Dave stood up. “I’d like a look at his workroom, if that’s all right.”

“We can run away,” Dan’l said. “His car’s still here.”

She laughed. It was a doleful sound. She groped out and stroked his hair. “Aw, Dan’l—they’d put me in jail for child stealing.” She located her cane and stood up quickly. “Come on, Mr. Brandstetter.” Swinging the red tip of the cane from side to side, inches above the carpet, she moved off toward the staircase.

2

T
HE WORKROOM WAS UP
two flights, at the rear of the house, so its French doors overlooked the patio with the swimming pool. The furnishings here were mostly Middle Eastern—lots of mother-of-pearl inlay and pierced brass. The carpet was Persian, in rich wine reds. He crossed it, among low tables and cabinets, one of which housed a television set, to stand at the doors. Outside, a small balcony was crowded with plants in pots. Two pots had fallen off the flat rail and broken. Plants in pots hung by bristly macramé cords from overhead rafter ends. Across the patio, beyond the panes of French doors like these, a fluffy orange cat lay on a bed and stared out at the fine day with big golden eyes.

“That’s the Gernsbach place over there,” Dave said.

“Nice people,” Chrissie said. “They’ve gone on a trip.”

“Not the cat,” Dave said.

“She’s a terrorist,” Dan’l said. “She’d hijack the plane.”

This place and the Gernsbach place were the only ones that opened on the patio.

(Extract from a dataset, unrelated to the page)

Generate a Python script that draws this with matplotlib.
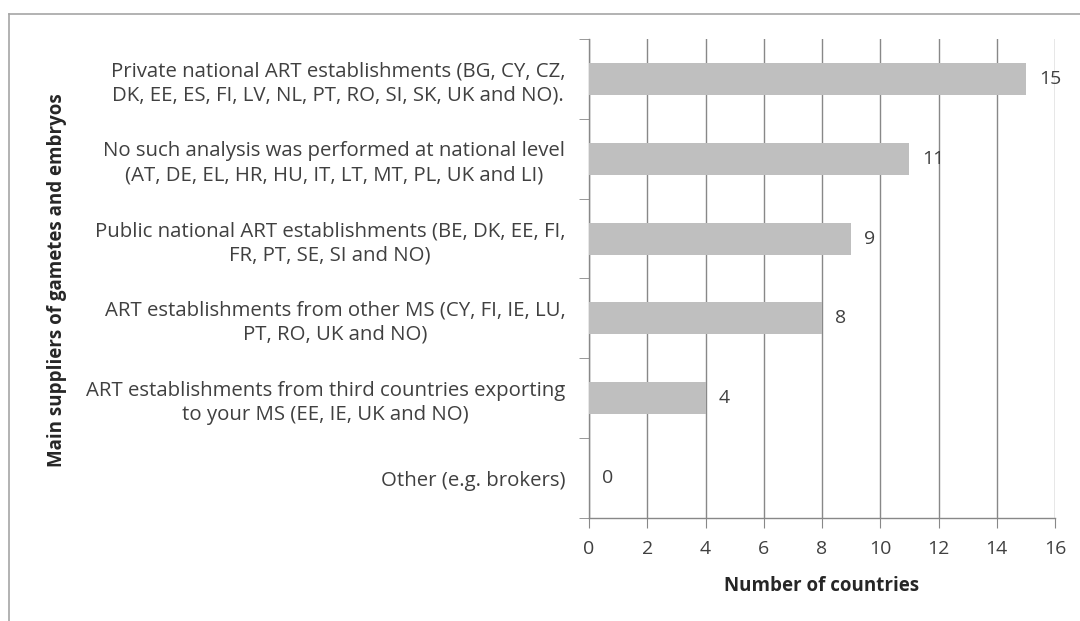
import numpy as np
import matplotlib.pyplot as plt
from matplotlib.lines import Line2D

categories = [
    "Private national ART establishments (BG, CY, CZ,\nDK, EE, ES, FI, LV, NL, PT, RO, SI, SK, UK and NO).",
    "No such analysis was performed at national level\n(AT, DE, EL, HR, HU, IT, LT, MT, PL, UK and LI)",
    "Public national ART establishments (BE, DK, EE, FI,\nFR, PT, SE, SI and NO)",
    "ART establishments from other MS (CY, FI, IE, LU,\nPT, RO, UK and NO)",
    "ART establishments from third countries exporting\nto your MS (EE, IE, UK and NO)",
    "Other (e.g. brokers)",
]
values = [15, 11, 9, 8, 4, 0]
xticks = [0, 2, 4, 6, 8, 10, 12, 14, 16]

plt.rcParams['font.family'] = ['Open Sans', 'DejaVu Sans']
text_col = '#404040'
grid_col = '#888888'
fs = 13.5

fig = plt.figure(figsize=(10.8, 6.21), dpi=100)
ax = fig.add_axes([0.5454, 0.1659, 0.4315, 0.7713])

# frame around the whole chart (only left/top visible in the crop)
fig.add_artist(Line2D([9/1080, 9/1080], [0, 1 - 14/621], transform=fig.transFigure, color='#a6a6a6', lw=1.2))
fig.add_artist(Line2D([9/1080, 1], [1 - 14/621, 1 - 14/621], transform=fig.transFigure, color='#a6a6a6', lw=1.2))

n = len(categories)
y = np.arange(n)[::-1]
ax.barh(y, values, height=0.4, color='#bfbfbf', zorder=3)

for yi, v in zip(y, values):
    ax.text(v + 0.45, yi, str(v), va='center', ha='left', fontsize=14, color=text_col, zorder=4)

ax.set_xlim(0, 16)
ax.set_ylim(-0.5, n - 0.5)
ax.set_xticks(xticks)
ax.set_xticklabels([str(t) for t in xticks], fontsize=14, color=text_col)
ax.set_yticks(y)
ax.set_yticklabels(categories, fontsize=14.7, color=text_col, multialignment='center', linespacing=1.27)
ax.set_yticks(np.arange(n + 1) - 0.5, minor=True)
ax.tick_params(axis='y', which='major', length=0, pad=17)
ax.tick_params(axis='y', which='minor', length=7, color=grid_col, direction='out')
ax.tick_params(axis='x', length=7, color=grid_col, pad=9)

ax.grid(axis='x', color=grid_col, lw=1, zorder=0)
for s in ['top', 'right']:
    ax.spines[s].set_visible(False)
for s in ['left', 'bottom']:
    ax.spines[s].set_color(grid_col)
    ax.spines[s].set_linewidth(1)

ax.set_xlabel("Number of countries", fontsize=fs, fontweight='bold', color='#262626', labelpad=13)
fig.text(57/1080, 1 - 280/621, "Main suppliers of gametes and embryos", rotation=90,
         ha='center', va='center', fontsize=fs, fontweight='bold', color='#262626')

fig.savefig("out.png", dpi=100)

The other walls were blank, one of them climbed by a vine with hot red flowers. Dave turned to look at Adam Streeter’s workroom—file cabinets, bookshelves, a long desk on which sat a word processor with a blank gray screen. A square white printer squatted beside it. Chrissie leaned back against the desk, absently thumbing the corner of a thick annual reference book that lay there. Bits of paper stuck out of the book, marking pages. Dave asked her, “When did they leave?”

“He was already gone when I found Adam dead.” Chrissie sounded numb. “He was the first person I thought of, the nearest, the kindest. But when I got there, Lily said he’d left on a trip, and she was going to join him.”

“Mr. Gernsbach,” Dave said.

“Harry,” she said. “Lily phoned the police for me. I didn’t know what to do.” She laughed sadly. “I still don’t.”

“Stop worrying.” Dave touched her shoulder. “I know Judge Farmer. I’ll speak to him.”

“Will you?” she said. “I can look after myself here.”

Dave wondered why no papers lay on the desk. The house was beautifully kept. Was Streeter just as compulsively neat about his workplace? Dave opened desk drawers. Passports, plane ticket envelopes, bills, receipts, canceled checks lay in one; pens, paper clips, postage stamps, rubber bands, scissors, staple gun cluttered another. But not a page of manuscript, not a scribbled note. No cassettes, no diskettes. He checked out the file cabinets. Clippings in folders, manuscripts of old stories, copies of papers and magazines that had printed them. But nothing on Los Inocentes. He pushed the file drawer shut. Dan’l leaned loosely in the doorway. Dave said to him, “Journalists use notebooks, and if they don’t, they use cassette recorders. I don’t see one. I don’t see any cassettes.”